En statuant que certains articles de traités seraient incompatibles avec la Constitution polonaise, la plus haute juridiction du pays affirme la primauté du droit national. De son côté, l’Union européenne se dit prête à préserver la hiérarchie des normes légales par tous les moyens, tandis que des personnalités eurosceptiques s’en réjouissent.
« Une nouvelle attaque contre l'Europe »
À Bruxelles, Jeroen Lenaers, membre de la Commission des libertés civiles, de la justice et des affaires intérieures, a considéré que cette décision judiciaire était simplement une attaque à l’égard de l’UE dans son ensemble.

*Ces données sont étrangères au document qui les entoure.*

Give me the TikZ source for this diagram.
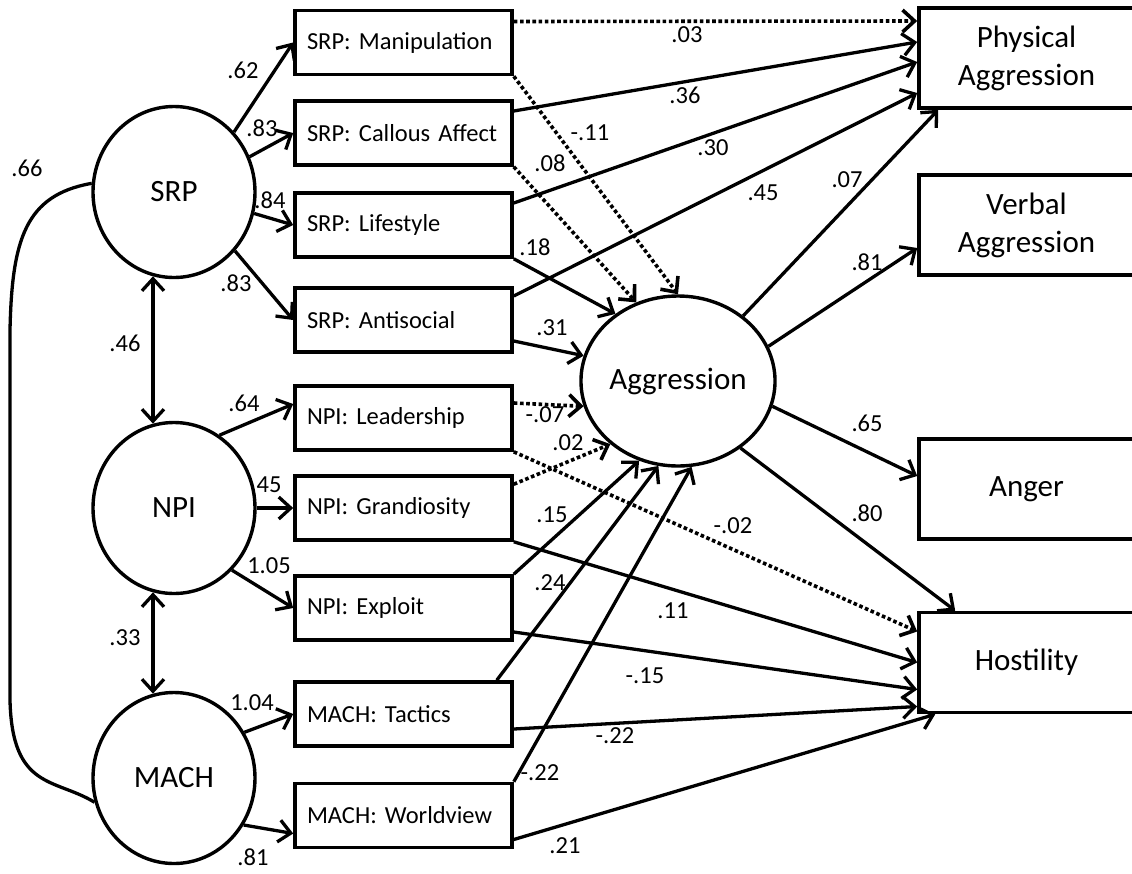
\documentclass[tikz,border=0pt]{standalone}
\usepackage{fontspec}
\setmainfont{Carlito}
\usetikzlibrary{arrows.meta,shapes.geometric}
\newcommand\bigfont{\fontsize{31}{38}\selectfont}
\newcommand\midfont{\fontsize{24.5}{29}\selectfont}

\begin{document}
\begin{tikzpicture}[x=1pt,y=-1pt,>={Straight Barb[length=12pt,width=22pt]},
  latent/.style={draw,ellipse,line width=3.4pt,minimum width=162pt,minimum height=171pt,inner sep=0pt,font=\bigfont},
  facet/.style={draw,line width=3.6pt,minimum width=217pt,minimum height=64pt,text width=193pt,inner xsep=12pt,align=left,font=\midfont},
  outcome/.style={draw,line width=3.6pt,minimum width=215pt,minimum height=100pt,align=center,font=\bigfont},
  effect/.style={line width=3.3pt,->},
  weak/.style={effect,line width=3.6pt,dash pattern=on 3.6pt off 2.6pt},
  coef/.style={font=\midfont,inner sep=1pt}]
\useasboundingbox (0,0) rectangle (1132,873);
\clip (0,0) rectangle (1132,873);

% latent variables
\node[latent] (srp) at (174,192) {SRP};
\node[latent] (npi) at (174,508) {NPI};
\node[latent] (mach) at (174,778) {MACH};
\node[latent,minimum width=160pt,minimum height=170pt] (aggr) at (678,381) {Aggression};

% facets
\node[facet] (man) at (403.5,42.5) {SRP: Manipulation};
\node[facet] (cal) at (403.5,133) {SRP: Callous Affect};
\node[facet] (life) at (403.5,225) {SRP: Lifestyle};
\node[facet] (anti) at (403.5,320) {SRP: Antisocial};
\node[facet] (lead) at (403.5,418) {NPI: Leadership};
\node[facet] (gran) at (403.5,508) {NPI: Grandiosity};
\node[facet] (expl) at (403.5,608) {NPI: Exploit};
\node[facet] (tact) at (403.5,714) {MACH: Tactics};
\node[facet] (world) at (403.5,815.5) {MACH: Worldview};

% outcomes
\node[outcome] (phys) at (1026.5,58) {Physical\\Aggression};
\node[outcome] (verb) at (1026.5,225) {Verbal\\Aggression};
\node[outcome] (anger) at (1026.5,489) {Anger};
\node[outcome] (host) at (1026.5,662.5) {Hostility};

% loadings and correlations
\draw[effect] (srp.45) -- (man.west);
\draw[effect] (srp.25) -- (cal.west);
\draw[effect] (srp.-15) -- (life.west);
\draw[effect] (srp.-44) -- (anti.west);
\draw[effect] (npi.58) -- ([yshift=14pt]lead.west);
\draw[effect] (npi.east) -- (gran.west);
\draw[effect] (npi.-47) -- (expl.west);
\draw[effect] (mach.33) -- (tact.west);
\draw[effect] (mach.-34) -- ([yshift=-18pt]world.west);
\draw[effect,<->] (srp.256) -- (npi.104);
\draw[effect,<->] (npi.256) -- (mach.104);
\draw[line width=3.3pt] (srp.174) .. controls (25,195) and (12,240) .. (10,330) -- (10,700) .. controls (12,790) and (55,778) .. (mach.197);

% paths to aggression
\draw[weak] (man.south east) -- (aggr.north);
\draw[weak] (cal.south east) -- (aggr.118);
\draw[effect] (life.south east) -- (aggr.133);
\draw[effect] ([yshift=-21pt]anti.east) -- (aggr.165);
\draw[weak] ([yshift=15pt]lead.east) -- (aggr.195);
\draw[weak] ([yshift=-10pt]gran.north east) -- (aggr.223);
\draw[effect] (expl.north east) -- (aggr.244);
\draw[effect] ([xshift=-17pt]tact.north east) -- (aggr.257);
\draw[effect] (world.north east) -- (aggr.279);

% paths from aggression
\draw[effect] (aggr.45) -- ([xshift=21pt]phys.south west);
\draw[effect] (aggr.21) -- ([yshift=-23pt]verb.west);
\draw[effect] (aggr.-15) -- ([yshift=13pt]anger.west);
\draw[effect] (aggr.-47) -- ([xshift=38pt]host.north west);

% direct paths
\draw[weak] ([yshift=21pt]man.east) -- ([yshift=37pt]phys.west);
\draw[effect] ([yshift=22pt]cal.east) -- ([yshift=16pt]phys.west);
\draw[effect] ([yshift=22pt]life.east) -- ([yshift=-4pt]phys.west);
\draw[effect] ([yshift=24pt]anti.east) -- ([yshift=-35pt]phys.west);
\draw[weak] (lead.south east) -- ([yshift=31pt]host.west);
\draw[effect] (gran.south east) -- (host.west);
\draw[effect] ([yshift=-24pt]expl.east) -- ([yshift=-27pt]host.west);
\draw[effect] ([yshift=-15pt]tact.east) -- ([yshift=-44pt]host.west);
\draw[effect] ([yshift=-24pt]world.east) -- ([xshift=18pt]host.south west);

% coefficients
\foreach \x/\y/\t [count=\i] in {27/168/.66, 243/70/.62, 262/128/.83, 270/200/.84, 236/283/.83,
  125/343/.46, 244/403/.64, 266/485/.45, 269/566/1.05, 125/638/.33, 252/703/1.04, 253/857/.81,
  687/35/.03, 685/95/.36, 590/133/-.11, 713/148/.30, 550/163/.08, 763/193/.45, 847/180/.07,
  535/247/.18, 867/262/.81, 552/328/.31, 545/415/-.07, 867/423/.65, 568/443/.02, 552/515/.15,
  733/526/-.02, 867/513/.80, 550/583/.24, 673/611/.11, 645/676/-.15, 615/736/-.22, 540/773/-.22,
  565/846/.21}
  \node[coef] (c\i) at (\x,\y) {\t};
\end{tikzpicture}
\end{document}
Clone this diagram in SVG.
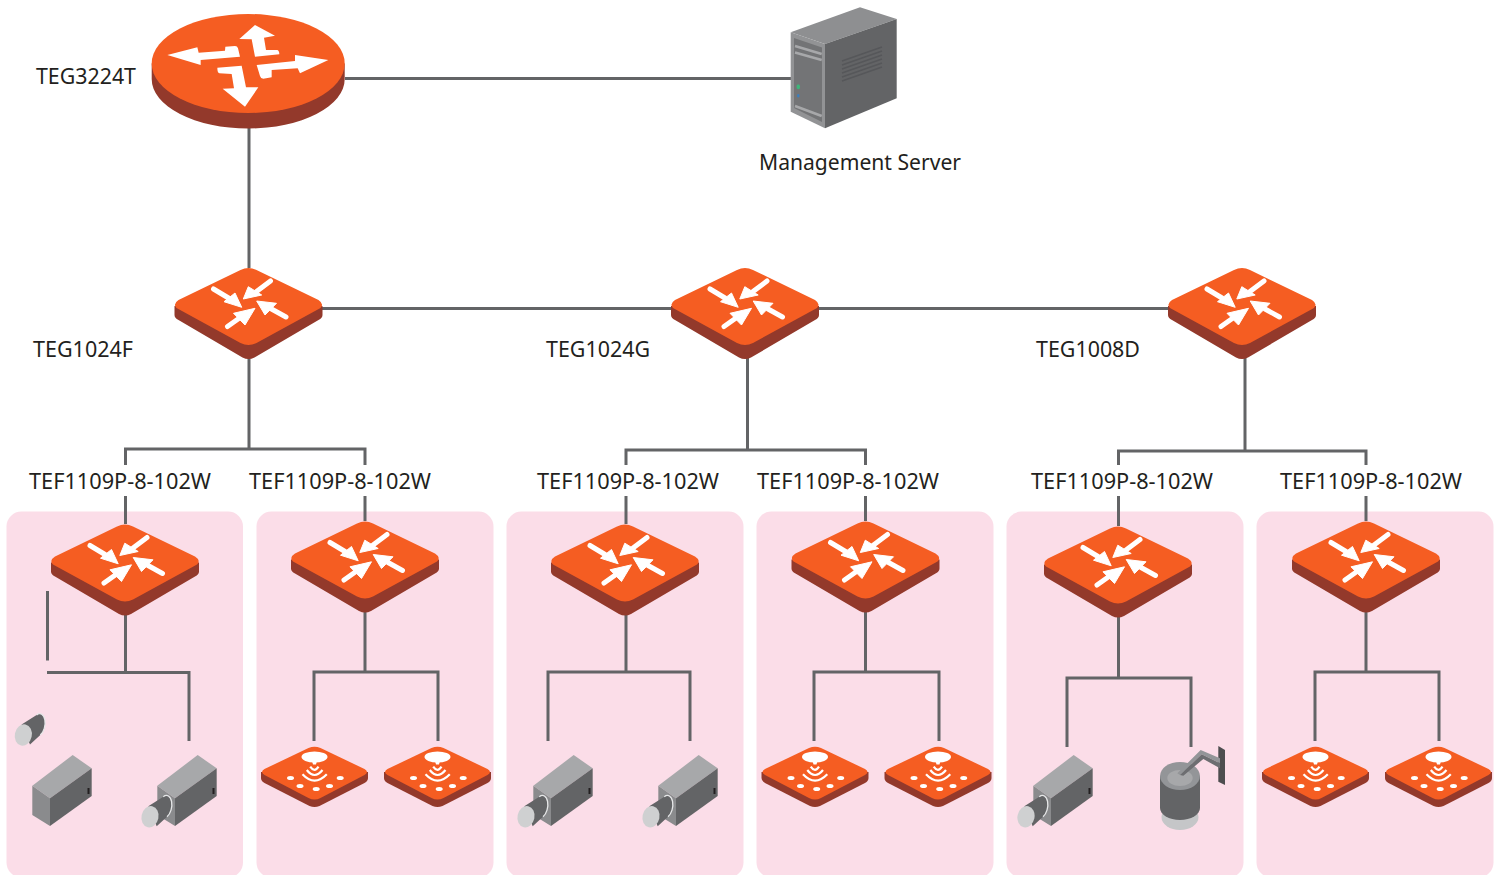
<svg xmlns="http://www.w3.org/2000/svg" xmlns:xlink="http://www.w3.org/1999/xlink" width="1498" height="875" viewBox="0 0 1498 875">
<style>
.panel{fill:#fbdde8}
.link{fill:none;stroke:#636466;stroke-width:3}
.label{font-family:"Noto Sans","Open Sans","Liberation Sans",sans-serif;font-size:21.5px;fill:#231f20}
.or{fill:#f55d22}
.dk{fill:#93392b}
.wt{fill:#fff}
.as{stroke:#fff;stroke-width:5;stroke-linecap:round;fill:none}
.ah{fill:#fff;stroke:#fff;stroke-width:1;stroke-linejoin:round}
.wa{fill:none;stroke:#fff;stroke-width:2.200;stroke-linecap:butt}
</style>
<defs>
<g id="sw">
<path class="dk" d="M-74,0 V9 Q-74,12 -70,14 L-6,51.500 Q0,54.500 6,51.500 L70,14 Q74,12 74,9 V0 Z"/>
<path class="or" d="M-70,-6 L-8,-36 Q0,-40 8,-36 L70,-6 Q76,-2 72,2 L8,37 Q0,41 -8,37 L-72,2 Q-76,-2 -70,-6 Z"/>
<path class="as" d="M-35,-17 L-20,-8 M22,-25 L8,-14.500 M37.500,11 L23,3 M-21,20.500 L-9,12"/>
<path class="ah" d="M-6.800,1.300 L-24.500,-4.300 L-13.500,-13 Z M-5.200,-7 L-0.200,-19.300 L13.200,-11 Z M8.200,-5 L28,-2.700 L16.500,9 Z M6.500,2.300 L-15,7.300 L-3.500,19 Z"/>
</g>
<g id="ap">
<path class="dk" d="M-53.500,0 V6 Q-53.500,9 -50,11 L-5,34 Q0,36 5,34 L50,11 Q53.500,9 53.500,6 V0 Z"/>
<path class="or" d="M-50,-3 L-6,-24 Q0,-26.500 6,-24 L50,-3 Q55,0 50,3 L6,26 Q0,29 -6,26 L-50,3 Q-55,0 -50,-3 Z"/>
<ellipse class="wt" cx="0" cy="-15" rx="13" ry="5.500"/>
<path class="wt" d="M-2.500,-11 H2.500 L1.500,-7.500 H-1.500 Z"/>
<path class="wa" d="M-12,2.300 Q0,15 12.300,2.300 M-7.700,-2 Q0,8 8,-2 M-4.300,-5.300 Q0,1 4,-5.300"/>
<g class="wt">
<ellipse cx="-24" cy="6" rx="3.500" ry="2"/><ellipse cx="-14.500" cy="14" rx="3.500" ry="2"/><ellipse cx="1.700" cy="17" rx="3.500" ry="2"/><ellipse cx="15" cy="14" rx="3.500" ry="2"/><ellipse cx="25.700" cy="6" rx="3.500" ry="2"/>
</g>
</g>
<g id="lens">
<path fill="#636466" d="M-1.700,-10.500 L13.300,-20 A6 10.500 10 0 1 17,0 L6.700,9.500 Z"/>
<path fill="none" stroke="#e6e7e8" stroke-width="1.300" d="M13.300,-20 A6 10.500 10 0 1 17,0"/>
<ellipse cx="0" cy="0" rx="8.500" ry="10.800" transform="rotate(12)" fill="#cfd0d1"/>
</g>
<g id="body">
<path fill="#a7a8aa" d="M32.300,785.700 L72.700,755 L91.700,768.300 L50,798.300 Z"/>
<path fill="#8a8b8d" d="M32.300,785.700 L50,798.300 V826 L32.300,815 Z"/>
<path fill="#636466" d="M50,798.300 L91.700,768.300 V796 L50,826 Z"/>
<rect x="87.500" y="788" width="2" height="6" fill="#231f20"/>
</g>
<g id="cam"><use xlink:href="#body" href="#body"/><use xlink:href="#lens" href="#lens" x="25" y="816.700"/></g>
</defs>
<g id="panels">
<rect class="panel" x="6.500" y="511.500" width="236.500" height="366" rx="15"/>
<rect class="panel" x="256.500" y="511.500" width="237" height="366" rx="15"/>
<rect class="panel" x="506.500" y="511.500" width="237" height="366" rx="15"/>
<rect class="panel" x="756.500" y="511.500" width="237" height="366" rx="15"/>
<rect class="panel" x="1006.500" y="511.500" width="237" height="366" rx="15"/>
<rect class="panel" x="1256.500" y="511.500" width="237" height="366" rx="15"/>
</g>
<g id="connectors">
<path class="link" d="M345,78.500 H791 M249,125 V268 M322,308.500 H671 M818,308.500 H1168"/>
<path class="link" d="M249,358 V449 M125.500,465 V449 H365 V465 M125.500,496 V524 M365,496 V521"/>
<path class="link" d="M747.500,358 V450 M626,465 V450 H865.500 V465 M626,496 V524 M865.500,496 V521"/>
<path class="link" d="M1245,358 V451 M1118.500,465 V451 H1366 V465 M1118.500,496 V526 M1366,496 V521"/>
<path class="link" d="M47.500,591 V660.500 M125.500,612 V672.500 M47,672.500 H189 V741"/>
<path class="link" d="M365,610 V672 M314,741 V672 H438 V741"/>
<path class="link" d="M626,612 V672 M548,741 V672 H690 V741"/>
<path class="link" d="M865.500,610 V672 M814,741 V672 H939 V741"/>
<path class="link" d="M1118.500,615 V678 M1067,747 V678 H1191 V747"/>
<path class="link" d="M1366,610 V672 M1315,741 V672 H1439 V741"/>
</g>
<g id="TEG3224T">
<path class="dk" d="M151.700,63.500 V79 A96.500 49.500 0 0 0 344.700,79 V63.500 Z"/>
<ellipse class="or" cx="248.200" cy="63.500" rx="96.500" ry="49.500"/>
<g class="wt" transform="translate(140 0) scale(.33333)">
<path d="M82,165 L172,142 L176,158 L255,152 L256,140 L285,138 Q292,138 294,145 L300,170 L182,180 L182,195 Z"/>
<path d="M345,75 L405,107 L372,113 L378,150 L412,150 Q418,152 418,163 L345,170 L335,118 L298,117 Z"/>
<path d="M565,180 L480,220 L473,205 L395,210 L395,232 L370,236 Q362,236 360,228 L350,195 L465,183 L465,165 Z"/>
<path d="M315,320 L248,266 L282,265 L275,222 L238,220 Q232,218 232,203 L305,197 L318,262 L355,262 Z"/>
</g>
</g>
<g id="server">
<path fill="#8e8f91" d="M790.700,32.300 L860,7.300 L896.700,19 L825,44 Z"/>
<path fill="#929395" d="M790.700,32.300 L825,44 V128.300 L790.700,111.700 Z"/>
<path fill="#737476" d="M794,38 L822,47.500 V122 L794,108 Z"/>
<path fill="#636466" d="M825,44 L896.700,19 V98.300 L825,128.300 Z"/>
<path fill="none" stroke="#a7a8aa" stroke-width="2.500" d="M795,46 L821.700,54 M795,52.500 L821.700,60 M795,106 L821.700,116"/>
<ellipse cx="798.300" cy="86.700" rx="1.800" ry="2.500" fill="#3fb57a"/>
<ellipse cx="798.300" cy="95.700" rx="1.300" ry="1.800" fill="#3a7fc0"/>
<path fill="none" stroke="#56575a" stroke-width="1.500" d="M842,61 L882,47 M842,65 L882,51 M842,69 L882,55 M842,73 L882,59 M842,77 L882,63 M842,81 L882,67"/>
</g>
<g id="TEG1024F"><use xlink:href="#sw" href="#sw" x="248.500" y="306"/></g>
<g id="TEG1024G"><use xlink:href="#sw" href="#sw" x="745" y="306"/></g>
<g id="TEG1008D"><use xlink:href="#sw" href="#sw" x="1242" y="306"/></g>
<g id="tef1"><use xlink:href="#sw" href="#sw" x="125" y="562.500"/></g>
<g id="tef2"><use xlink:href="#sw" href="#sw" x="365" y="559.500"/></g>
<g id="tef3"><use xlink:href="#sw" href="#sw" x="625" y="562.500"/></g>
<g id="tef4"><use xlink:href="#sw" href="#sw" x="865.500" y="559.500"/></g>
<g id="tef5"><use xlink:href="#sw" href="#sw" x="1118" y="564.500"/></g>
<g id="tef6"><use xlink:href="#sw" href="#sw" x="1366" y="559.500"/></g>
<g id="ap1"><use xlink:href="#ap" href="#ap" x="314.500" y="772"/></g>
<g id="ap2"><use xlink:href="#ap" href="#ap" x="437.500" y="772"/></g>
<g id="ap3"><use xlink:href="#ap" href="#ap" x="815" y="772"/></g>
<g id="ap4"><use xlink:href="#ap" href="#ap" x="938" y="772"/></g>
<g id="ap5"><use xlink:href="#ap" href="#ap" x="1315.500" y="772"/></g>
<g id="ap6"><use xlink:href="#ap" href="#ap" x="1438.500" y="772"/></g>
<g id="cam1"><use xlink:href="#body" href="#body"/><use xlink:href="#lens" href="#lens" x="23.300" y="735"/></g>
<g id="cam2"><use xlink:href="#cam" href="#cam" x="125"/></g>
<g id="cam3"><use xlink:href="#cam" href="#cam" x="501"/></g>
<g id="cam4"><use xlink:href="#cam" href="#cam" x="626"/></g>
<g id="cam5"><use xlink:href="#cam" href="#cam" x="1001"/></g>
<g id="dome">
<path fill="#4d4d4f" d="M1218.300,746 L1225,750 V785 L1218.300,781.700 Z"/>
<ellipse cx="1180" cy="817" rx="18.500" ry="13" fill="#c5c6c8"/>
<path fill="#636466" d="M1160,776 V808 A20 12 0 0 0 1200,808 V776 Z"/>
<ellipse cx="1180" cy="776" rx="20" ry="14" fill="#939598"/>
<ellipse cx="1180" cy="778" rx="12.700" ry="8" fill="#a7a8aa"/>
<g transform="translate(1140 735) scale(.33333)">
<path fill="#939598" d="M112,115 L182,45 L240,70 V85 L185,58 L120,120 Z"/>
<path fill="#6d6e71" d="M120,120 L185,58 L240,85 V100 L190,72 L130,122 Z"/>
</g>
</g>
<g id="labels">
<text class="label" x="36" y="84" textLength="100" lengthAdjust="spacingAndGlyphs">TEG3224T</text>
<text class="label" x="759" y="170" textLength="202" lengthAdjust="spacingAndGlyphs">Management Server</text>
<text class="label" x="33" y="357" textLength="100" lengthAdjust="spacingAndGlyphs">TEG1024F</text>
<text class="label" x="546" y="357" textLength="104" lengthAdjust="spacingAndGlyphs">TEG1024G</text>
<text class="label" x="1036" y="357" textLength="104" lengthAdjust="spacingAndGlyphs">TEG1008D</text>
<text class="label" x="29" y="489" textLength="182" lengthAdjust="spacingAndGlyphs">TEF1109P-8-102W</text>
<text class="label" x="249" y="489" textLength="182" lengthAdjust="spacingAndGlyphs">TEF1109P-8-102W</text>
<text class="label" x="537" y="489" textLength="182" lengthAdjust="spacingAndGlyphs">TEF1109P-8-102W</text>
<text class="label" x="757" y="489" textLength="182" lengthAdjust="spacingAndGlyphs">TEF1109P-8-102W</text>
<text class="label" x="1031" y="489" textLength="182" lengthAdjust="spacingAndGlyphs">TEF1109P-8-102W</text>
<text class="label" x="1280" y="489" textLength="182" lengthAdjust="spacingAndGlyphs">TEF1109P-8-102W</text>
</g>
</svg>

Quant au secrétaire d'État français chargé des Affaires européennes, Clément Beaune, il a qualifié la décision judiciaire de « très grave », ce qui n’exclut pas un risque de sortie de facto de l’union. Il estime, par ailleurs, que ce conflit politique s’inscrit dans une longue liste de litiges préexistants entre les deux parties.
En effet, les relations bilatérales sont déjà tendues. Principale source de discorde : adoption par Varsovie d’un nouveau système disciplinaire pour les juges qui porte atteinte à l’indépendance du pouvoir judiciaire.
Les autorités polonaises ne se sont pas inclinées face à une ordonnance provisoire de la Cour de Justice européenne, lui exigeant la suspension de l’application du système disciplinaire. Elles considèrent que les dites reformes sont inévitables si l’on veut faire face à la corruption dans le système de droit national.
Des eurosceptiques en France qui applaudissent
En France, la décision polonaise n'est pas passée inaperçue surtout par les eurosceptiques de droite et de l’extrême droite.
D’un côté, il y a ceux qui sont pour une sortie de l’UE, à l’instar de François Asselineau, président de l'UPR et candidat aux présidentielles. Sur son compte Twitter, il dit que ce qui s’est produit en Pologne prépare le chemin à un futur démantèlement de la zone euro, qui devrait aboutir par la suite à sa disparition.
De l’autre côté, d’autres personnalités de la scène politique se contentent de vouloir faire primer le droit national sur le droit européen.
Dans un communiqué, Éric Zemmour, polémiste d’extrême droite et potentiel candidat aux présidentielles, a salué l’initiative polonaise et a appelé à restaurer au droit français sa primauté.
Marine Le Pen, qui avait renoncé en 2017 à l’idée de quitter l’union, promet sur Twitter qu’une fois élue présidente, elle garantira la primauté des juridictions nationales.
Un « Polexit » en horizon ?
Ce conflit laisse à craindre un éventuel départ de Varsovie. Cependant, le mois dernier, Jaroslaw Kaczynski le chef du parti Droit et Justice (PiS) en pouvoir, a affirmé qu’il n’y a aucune intention de quitter l’UE, mais que les Polonais voulaient simplement faire cesser « l’ingérence » dans leurs affaires intérieures.
La plupart de la population est enthousiaste à l’égard de l’Europe. Plus de 80 % affirment leur soutien à l’appartenance à cette zone économique. Depuis son adhésion en 2004, la Pologne a reçu des milliards d’euros de subventions, stimulant ainsi son développement.
Toutefois, depuis l’ascension du PiS au pouvoir en 2015, les relations bilatérales entre les deux parties se sont dégradées.
Récemment, le vice-président du Parlement Ryszard Terlecki a exprimé qu’il était en faveur des « solutions drastiques » pour régler le différend. Il estime que « Les Anglais ont déjà montré leur désapprobation de la bureaucratie bruxelloise. Ils ont fini par simplement rebrousser chemin et partir ».
Sanctions financières possibles
Depuis le mois dernier, Paolo Gentiloni le commissaire européen aux Affaires économiques, a estimé que ce litige juridique pourrait entraver le versement d’aides économiques.
En effet, 34 milliards d’euros de prêts à taux préférentiels, ainsi que 23 milliards de subventions sont toujours en attente de validation.
De son côté, Clément Beaune, secrétaire d'État français aux Affaires européennes, a déclaré que le respect élémentaire des libertés et des juridictions communes de l’union, est une condition préalable à tout programme de soutien au profit de Varsovie.
Il a même estimé que le non-respect du principe de la primauté du droit régissant la zone euro, équivaut à « tuer l’Europe » tout simplement.